Most countries that have been in a similar situation before Everstate have adopted this type of policies. As it is a very recent phenomenon, the real impact of such policies cannot truly be evaluated, but Everstate’s governing bodies reason that if this policy has been chosen before, it means that it cannot be that bad.**
Furthermore, from the Everstatan’s governing institutions’ perspective, moving from a public government of the commons to a private management of goods may only be the right solution, as it is in line with the liberal model of socio-political organisation (in its “neo-liberal” – end of the twentieth century, beginning of the twenty-first century – version). Does this model not underline how inefficient the state is compared with the private sector? Has this not been shown times and again, and notably with the collapse of the Soviet Union? Anyway, there is no other model available. Thus, the Everstatan governing bodies feel that they are not only solving temporary problems, but also doing what is truly right for their country and that they should, maybe, have done before.
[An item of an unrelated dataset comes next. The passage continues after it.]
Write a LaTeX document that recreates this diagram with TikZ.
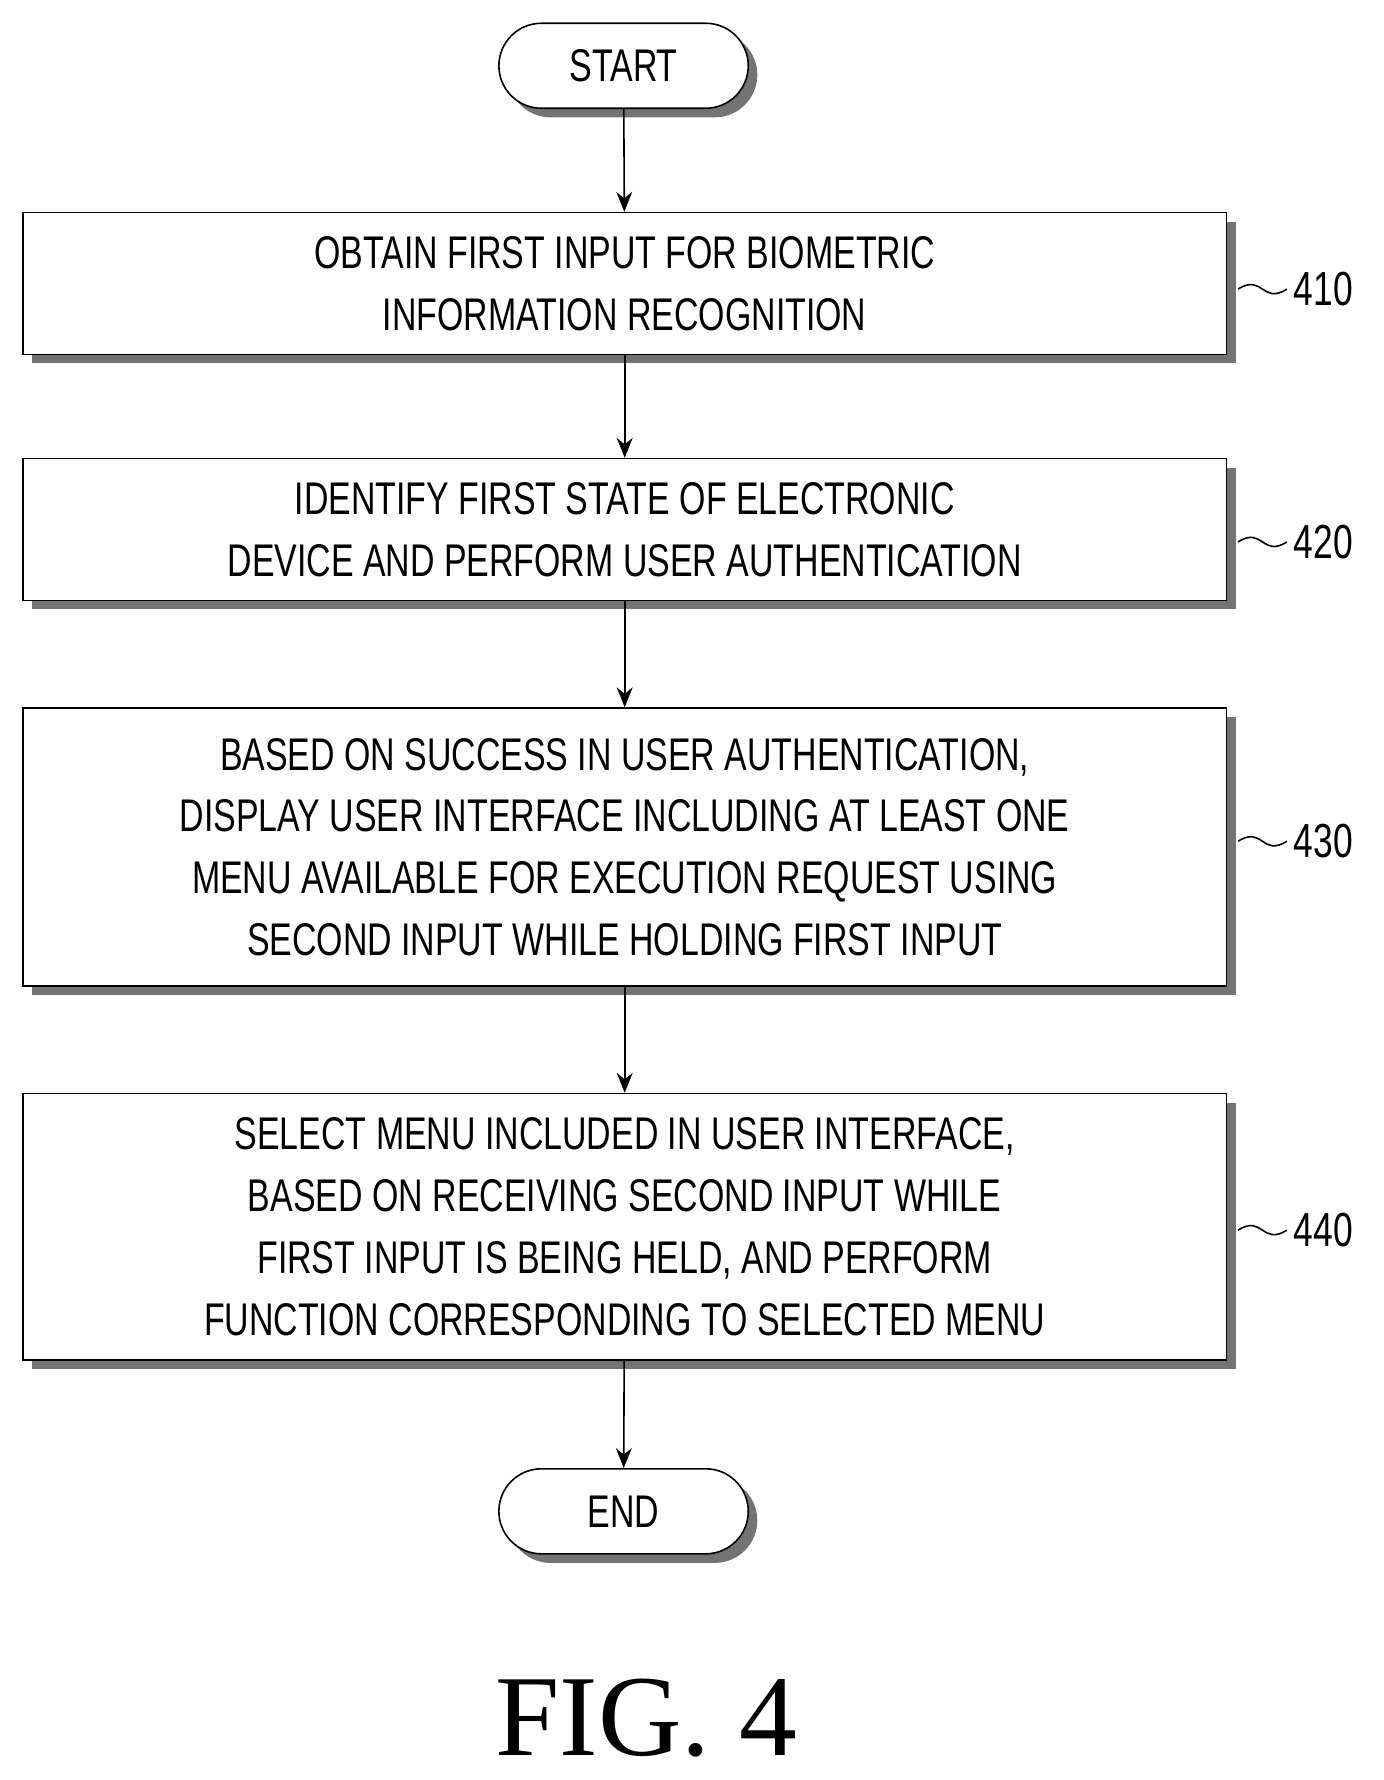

Considering the expected result of past classical strategies of extraction of resources in the current conditions of needs that stubbornly remain, something else has to be done too: to turn to those who possess what is needed and to ask for their cooperation, i.e. to turn to elite groups. The difficulty is that entering into negotiations with those groups automatically increases their power and their status, which in turn reinforces their elite group status or even, potentially, creates it if it did not exist beforehand. A new episode in the age-old struggle between elite groups and ruler – here as the modern state, the elected governing bodies and the nation – is about to start.
——
* The case of Greece was obviously the inspiration for the narrative of this paragraph, written during Spring 2011. See, for example, Elena Moya, “Greece starts putting island land up for sale to save economy,” The Guardian, 24 June 2010; George Petalotis, Letter to The Guardian, “Greece is not for sale,” The Guardian, 29 June 2010; The Telegraph, “China ‘set to invest billions in debt-stricken Greece’,” 15 June 2010; Press Office of the Embassy of Greece, Washington DC, “Chinese COSCO takes over in Piraeus Port,” 01 October, 2009 (update 29 January 2015 – the hyperlink was removed as it led to a 404 page and no cache version could be found. Interested readers can use this link to access a list of all Greek embassies); Dredging Today, “Greece: COSCO Will Spend US$707 million to Upgrade Piraeus Port Facilities,” 15 July 2010.
** This paragraph also uses the principle of homogeneity of Fred Halliday, Rethinking International Relations, (London: Macmillan, 1994); for more on Fred Halliday’s contribution to international relations and political science, see, Alex Colas and George Lawson, “Fred Halliday: Achievements, Ambivalences, Openings”, Millennium, Vol. 39(2) 2010.